Interest rates play a crucial role in the homebuying process. They can have a significant impact on your monthly mortgage payments, the total cost of your home over time, and your overall financial health. In this blog post, we will discuss the impact of interest rates on home buying and provide some tips for navigating the current market.
When you apply for a mortgage to buy a home, you will be quoted an interest rate by your lender. This rate represents the cost of borrowing money to purchase the property. The higher the interest rate, the more you will pay in interest over the life of the loan. This can significantly increase the total cost of your home and affect your monthly budget.
For example, let’s say you are looking to buy a $300,000 home with a 30-year fixed-rate mortgage.
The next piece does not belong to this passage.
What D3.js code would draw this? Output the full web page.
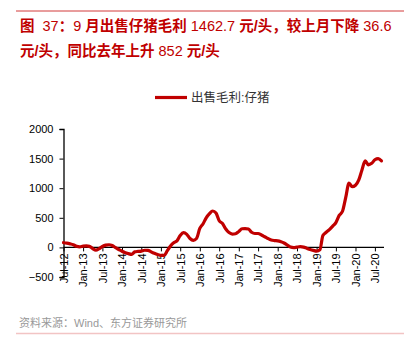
<!DOCTYPE html>
<html>
<head>
<meta charset="utf-8">
<script src="https://cdn.jsdelivr.net/npm/d3@7"></script>
<style>
  html, body { margin: 0; padding: 0; background: #fff; }
  svg { display: block; }
  .title { white-space: pre; }
</style>
</head>
<body>
<svg id="chart" width="411" height="350"></svg>
<script>
// Monthly gross profit per piglet sold (元/头), Jul-2012 .. Sep-2020
const startYear = 2012, startMonth = 6; // July (0-based)
const profit = [
  79, 72, 60, 45, 18, 10, 22, 25, 18, -20, -45, -20,
  15, 38, 45, 32, -5, -35, -65, -90, -105, -118, -75, -68,
  -62, -48, -50, -75, -100, -120, -135, -135, -60, 25, 80, 110,
  200, 250, 220, 150, 120, 150, 320, 400, 500, 570, 615, 580,
  450, 405, 310, 250, 225, 230, 270, 315, 318, 310, 255, 235,
  235, 210, 180, 150, 125, 115, 110, 95, 75, 40, 5, -5,
  5, 12, 5, -15, -35, -50, -62, -40, 200, 255, 300, 360,
  420, 540, 610.7, 840, 1085, 1025, 1050, 1140, 1305, 1460, 1395, 1420,
  1480, 1499.3, 1462.7
];
const yTicks = [-500, 0, 500, 1000, 1500, 2000];
const monthNames = ["Jan","Feb","Mar","Apr","May","Jun","Jul","Aug","Sep","Oct","Nov","Dec"];
const seriesName = "出售毛利:仔猪";
const titleLines = [
  "图  37：9 月出售仔猪毛利 1462.7 元/头，较上月下降 36.6",
  "元/头，同比去年上升 852 元/头"
];
const sourceText = "资料来源：Wind、东方证券研究所";

const dates = profit.map((_, i) => new Date(startYear, startMonth + i, 1));
const data = profit.map((v, i) => ({ date: dates[i], value: v }));

const svg = d3.select("#chart");
const red = "#c00000";
const fontLatin = "'Liberation Sans', Arial, 'Noto Sans CJK SC', sans-serif";
const fontCJK = "'Liberation Sans', 'Noto Sans CJK SC', sans-serif";

// Header rule and title (CJK runs bold, numeric runs regular)
svg.append("line").attr("x1", 16).attr("x2", 404).attr("y1", 11).attr("y2", 11)
  .attr("stroke", "#d23a3a").attr("stroke-width", 1);
svg.selectAll("text.title").data(titleLines).join("text")
  .attr("class", "title")
  .attr("x", 20).attr("y", (d, i) => 31 + i * 25)
  .attr("fill", red).attr("font-family", fontCJK)
  .attr("font-size", 14.5)
  .each(function (d) {
    const runs = d.match(/[0-9.\s]+|[^0-9.\s]+/g);
    d3.select(this).selectAll("tspan").data(runs).join("tspan")
      .attr("font-weight", r => /^[0-9.\s]+$/.test(r) ? "normal" : "bold")
      .text(r => r);
  });

// Scales
const x = d3.scaleTime()
  .domain([dates[0], dates[dates.length - 1]])
  .range([63.5, 381.5]);
const y = d3.scaleLinear().domain([-500, 2000]).range([277, 129]);

// Y axis
const yAxis = svg.append("g").attr("transform", "translate(63.5,0)")
  .call(d3.axisLeft(y).tickValues(yTicks).tickSize(4).tickPadding(6).tickFormat(d3.format("d")));
yAxis.select(".domain").attr("stroke", "#000").attr("stroke-width", 1.3);
yAxis.selectAll(".tick line").attr("stroke", "#000");
yAxis.selectAll(".tick text").attr("font-family", fontLatin).attr("font-size", 11).attr("fill", "#000");

// X axis at zero
const xTickDates = dates.filter(d => d.getMonth() === 0 || d.getMonth() === 6);
const xAxis = svg.append("g").attr("transform", `translate(0,${y(0)})`)
  .call(d3.axisBottom(x).tickValues(xTickDates).tickSize(4).tickSizeOuter(0)
    .tickFormat(d => monthNames[d.getMonth()] + "-" + String(d.getFullYear()).slice(2)));
xAxis.select(".domain").attr("stroke", "#000").attr("stroke-width", 1.3)
  .attr("d", `M63.5,0H384`);
xAxis.selectAll(".tick line").attr("stroke", "#000");
xAxis.selectAll(".tick text")
  .attr("font-family", fontLatin).attr("font-size", 11).attr("fill", "#000")
  .attr("text-anchor", "end")
  .attr("transform", "rotate(-90)")
  .attr("x", -6).attr("y", 0).attr("dy", "0.35em");

// Series line
const line = d3.line().x(d => x(d.date)).y(d => y(d.value)).curve(d3.curveMonotoneX);
svg.append("path").datum(data)
  .attr("d", line)
  .attr("fill", "none").attr("stroke", red).attr("stroke-width", 3.2)
  .attr("stroke-linejoin", "round").attr("stroke-linecap", "round");

// Legend
svg.append("line").attr("x1", 155).attr("x2", 187).attr("y1", 97.5).attr("y2", 97.5)
  .attr("stroke", red).attr("stroke-width", 3.2);
svg.append("text").attr("x", 191).attr("y", 102)
  .attr("font-family", fontCJK).attr("font-size", 12.5).attr("fill", "#333")
  .text(seriesName);

// Source note and bottom rule
svg.append("text").attr("x", 19).attr("y", 327)
  .attr("font-family", fontCJK).attr("font-size", 11).attr("fill", "#999")
  .text(sourceText);
svg.append("line").attr("x1", 16).attr("x2", 404).attr("y1", 333.5).attr("y2", 333.5)
  .attr("stroke", "#f2c4c4").attr("stroke-width", 1.5);
</script>
</body>
</html>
If you secure a 4% interest rate, your monthly payments would be approximately $1,432. If the interest rate increases to 5%, your monthly payments would jump to around $1,610. That’s an extra $178 per month or $64,080 over the life of the loan.
Interest rates are influenced by a variety of factors, including economic conditions, inflation, and the actions of the Federal Reserve. When interest rates are low, it can be a great time to buy a home because you can lock in a lower rate and save money over time. On the other hand, when interest rates are high, it may be more challenging to afford a home or you may need to consider purchasing a less expensive property.
In a rising interest rate environment, it’s essential to be strategic about your homebuying decisions. Here are a few tips for navigating the current market:
1. Shop around for the best rates: It’s crucial to compare interest rates from multiple lenders to ensure you are getting the best deal. A slightly lower rate can make a significant difference in your monthly payments and overall costs.
2. Consider different loan options: There are various loan options available, such as fixed-rate mortgages, adjustable-rate mortgages, and government-backed loans. Each has its pros and cons, so it’s important to research the options and choose the one that best fits your financial goals.
3. Improve your credit score: Your credit score plays a significant role in determining the interest rate you will be offered. By improving your credit score before applying for a mortgage, you may be able to qualify for a lower rate.
In conclusion, interest rates play a critical role in the homebuying process. By understanding how they impact your finances and implementing the tips mentioned above, you can make informed decisions and save money over time.